Жил-был Фома Вараксин, столяр, двадцати пяти лет, человек весьма нелепый: череп у него — большой, с висков — сжат, а к затылку — удлинён; тяжёлый затылок оттягивал стриженую голову назад, Фома ходил по земле вздёрнув широкий нос вверх — издали казалось, что он хочет заносчиво крикнуть кому-то: «Ну-ка, тронь, попробуй!»

Но при первом же взгляде на его расплывчатое лицо с большим ртом и глазами неопределённого цвета становилось ясно, что это идёт парень добродушный и как бы радостно смущённый чем-то.

Его товарищ Алексей Сомов, тоже столяр, сказал однажды Фоме:

— Экая у тебя рожа пустынная! Хоть бы ты себе брови наклеил, а то на всей филёнке только нос торчит, да и тот скверно вырезан!

— Действительно, — согласился Фома, пощупав пальцем верхнюю губу, — красоты лица не хватает несколько мне, ну — зато Поля говорила, глаза у меня хороши!

— Не верь: это она для того, чтобы ты ей лишнюю бутылку пива поставил.

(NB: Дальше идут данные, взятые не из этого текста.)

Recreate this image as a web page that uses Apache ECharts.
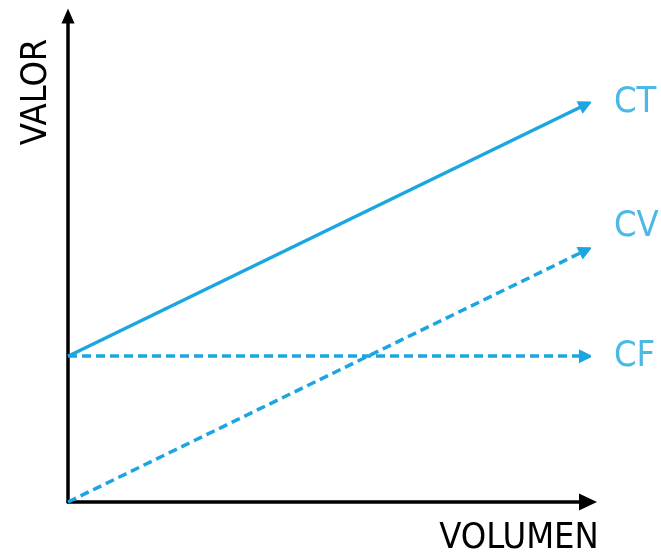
<!DOCTYPE html>
<html>
<head>
<meta charset="utf-8">
<script src="https://cdn.jsdelivr.net/npm/echarts@6/dist/echarts.min.js"></script>
<style>
  html, body { margin: 0; padding: 0; background: #fff; }
  #chart { width: 661px; height: 555px; }
</style>
</head>
<body>
<div id="chart"></div>
<script>
// Cost-volume relationship: fixed, variable and total cost
const volumen = [0, 99.6];
const costoFijo = [30, 30];          // CF
const costoVariable = [0, 51.8];     // CV
const costoTotal = [30, 81.8];       // CT
const etiquetas = ['CT', 'CV', 'CF'];

const BLUE = '#1ca6e1';
const LABEL_BLUE = '#1ea6e0';
const FONT = '"DejaVu Sans Condensed", "Liberation Sans Narrow", "DejaVu Sans", sans-serif';

function segment(values) {
  return [[volumen[0], values[0]], [volumen[1], values[1]]];
}

function costLine(name, values, dashed) {
  return {
    type: 'lines',
    name: name,
    coordinateSystem: 'cartesian2d',
    polyline: false,
    symbol: ['none', 'triangle'],
    symbolSize: [15, 14],
    lineStyle: {
      color: BLUE,
      width: 3.5,
      opacity: 1,
      curveness: 0,
      type: dashed ? [9, 5] : 'solid'
    },
    silent: true,
    animation: false,
    data: [{ coords: segment(values) }]
  };
}

// Curve names placed just right of each line end
function endLabel(name, values, dy) {
  return {
    type: 'scatter',
    symbolSize: 0,
    silent: true,
    label: {
      show: true,
      position: 'right',
      distance: 28,
      offset: [0, dy],
      formatter: name,
      color: LABEL_BLUE,
      fontFamily: FONT,
      fontSize: 36
    },
    data: [[volumen[1], values[1]]]
  };
}

function axisLine(size) {
  return {
    show: true,
    onZero: false,
    symbol: ['none', 'triangle'],
    symbolSize: size,
    lineStyle: { color: '#000', width: 3.5 }
  };
}

const chart = echarts.init(document.getElementById('chart'), null, { renderer: 'canvas' });

chart.setOption({
  backgroundColor: '#ffffff',
  animation: false,
  grid: { left: 68, right: 73, top: 16, bottom: 53 },
  xAxis: {
    type: 'value',
    min: 0,
    max: 100,
    axisLine: axisLine([17, 18]),
    axisTick: { show: false },
    axisLabel: { show: false },
    splitLine: { show: false }
  },
  yAxis: {
    type: 'value',
    min: 0,
    max: 100,
    axisLine: axisLine([13, 15]),
    axisTick: { show: false },
    axisLabel: { show: false },
    splitLine: { show: false }
  },
  graphic: [
    {
      type: 'text',
      x: 37,
      y: 92,
      rotation: Math.PI / 2,
      style: {
        text: 'VALOR',
        fill: '#000',
        font: '36px ' + FONT,
        align: 'center',
        verticalAlign: 'middle'
      }
    },
    {
      type: 'text',
      x: 519,
      y: 539,
      style: {
        text: 'VOLUMEN',
        fill: '#000',
        font: '36px ' + FONT,
        align: 'center',
        verticalAlign: 'middle'
      }
    }
  ],
  series: [
    costLine(etiquetas[0], costoTotal, false),
    costLine(etiquetas[1], costoVariable, true),
    costLine(etiquetas[2], costoFijo, true),
    endLabel(etiquetas[0], costoTotal, -2),
    endLabel(etiquetas[1], costoVariable, -24),
    endLabel(etiquetas[2], costoFijo, 0)
  ]
});
</script>
</body>
</html>
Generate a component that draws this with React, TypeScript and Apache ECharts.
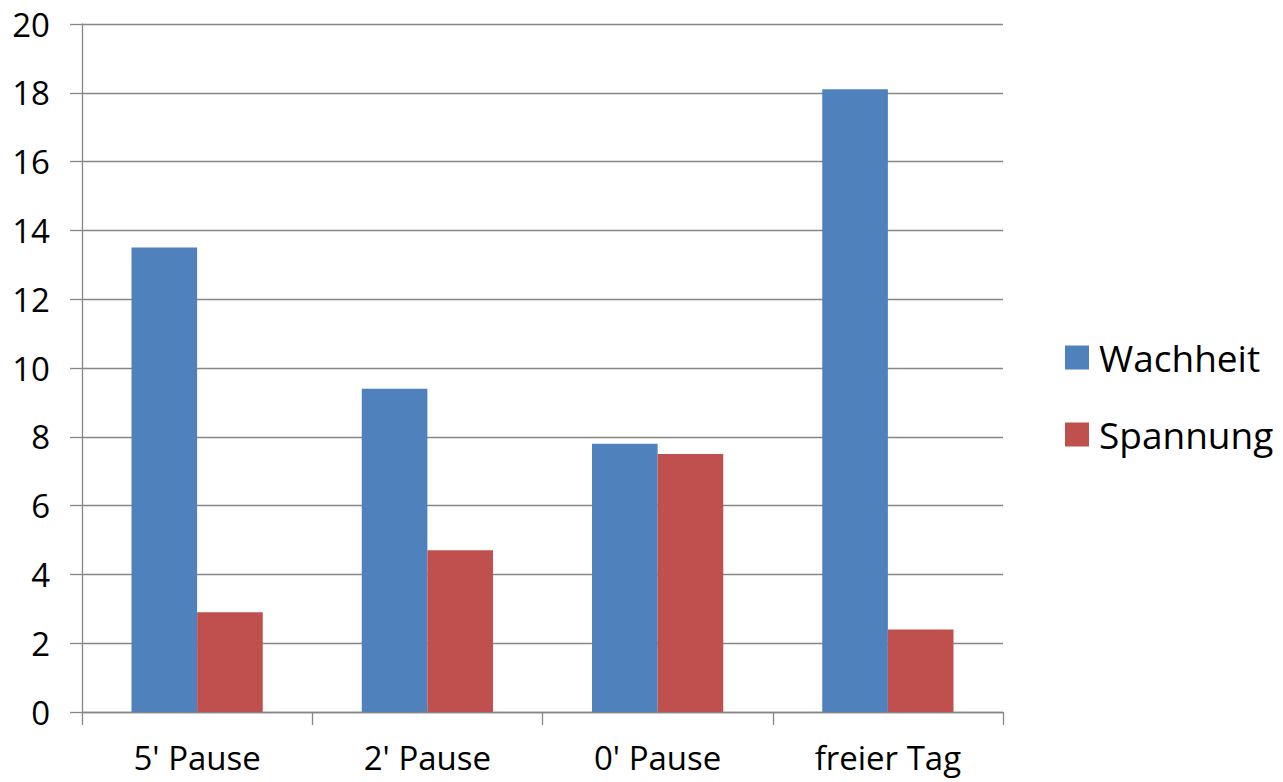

Алексей был моложе Фомы на два года, но — пять месяцев сидел в тюрьме, много прочитал разных книг, и когда не хотел, не мог или ленился понять товарища, то говорил ему:

— Это буржуазный предрассудок. Утопия. Надо знать историю культуры. Ты классовых противоречий не понимаешь.

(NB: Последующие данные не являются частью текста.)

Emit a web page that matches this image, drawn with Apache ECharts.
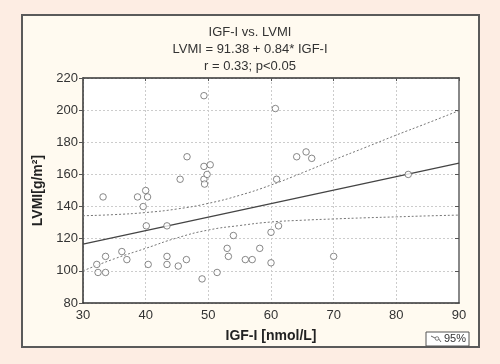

Он ввёл Фому в кружок, где маленький, остроносый товарищ Марк, размахивая руками, похожими на птичьи лапки, скороговоркой рассказывал о рабочем движении на Западе, — Фоме сразу понравились эти рассказы, и после нескольких чтений он, прижимая руку, пропитанную лаком, ко груди, разливался:

— Это я понимаю, Алёша! Это действительно! Существует…

Сухой, ехидный Сомов, прищурив зеленоватые глаза и поджимая губы, спрашивал:

— Что — существует?

— Это самое влечение к соединению человеков — это есть! Примерно я: мне всё равно — крестный ход, пожар, гулянье — вообще ежели где народ собрался, то меня туда нестерпимо тянет! Народ! Вот тоже церковь — почему я в церковь люблю ходить? Собрание душ потому что!

— Это пройдёт с тобой! — пообещал Алексей, усмехаясь. — Когда ты усвоишь идею…

Фома ударил себя в грудь кулаком, радостно воскликнув:

Я её усвоил! Вот она, тут! Её-то я прежде всего и схватил. Теперь она для меня как божья матерь всех скорбящих радость…

— Поехал!

— Нет, погоди: приидите ко мне все труждающиеся и обременённые — так? Она?

— Да ведь это, чудак ты, евангелие!

— Ничего не значит! Она, я так понимаю, везде одна и та же. Виды — разные, рисунок — разный, а образ один! Матерь любви она! Верно?

Когда Алексей сердился, его верхняя губа поднималась вверх, острый нос вздрагивал, и зелёные зрачки округлялись, точно у птицы. Сухим голосом, который на верхних нотах странно трещал, и какими-то щёлкающими словами Алексей подробно и внушительно убеждал товарища, что он — утопист, что в нём спит классовое сознание и, можно думать, не проснется оно никогда, ибо Фома воспитывался в доме священника, где мать его служила кухаркой и где ему отравили душу буржуазными предрассудками и суевериями.

— Алёш! — убедительно восклицал Фома. — Ей-богу — нисколько не отравили! Совсем наоборот! Маленький, я даже, например, не ходил в церковь. Господи — ну разве стану я тебе врать? Это уж потом вот, когда я начал читать и вообще — ну, потянуло меня к людям! Тут — не церковь, а, понимаешь, спайка душ! Идея тут! О чём разговор идёт? Братцы — постыдитесь, разве можно так жить? Разве вы зверьё? Внушение любви и совести, Алёша, вот главное, как я понимаю! Верно?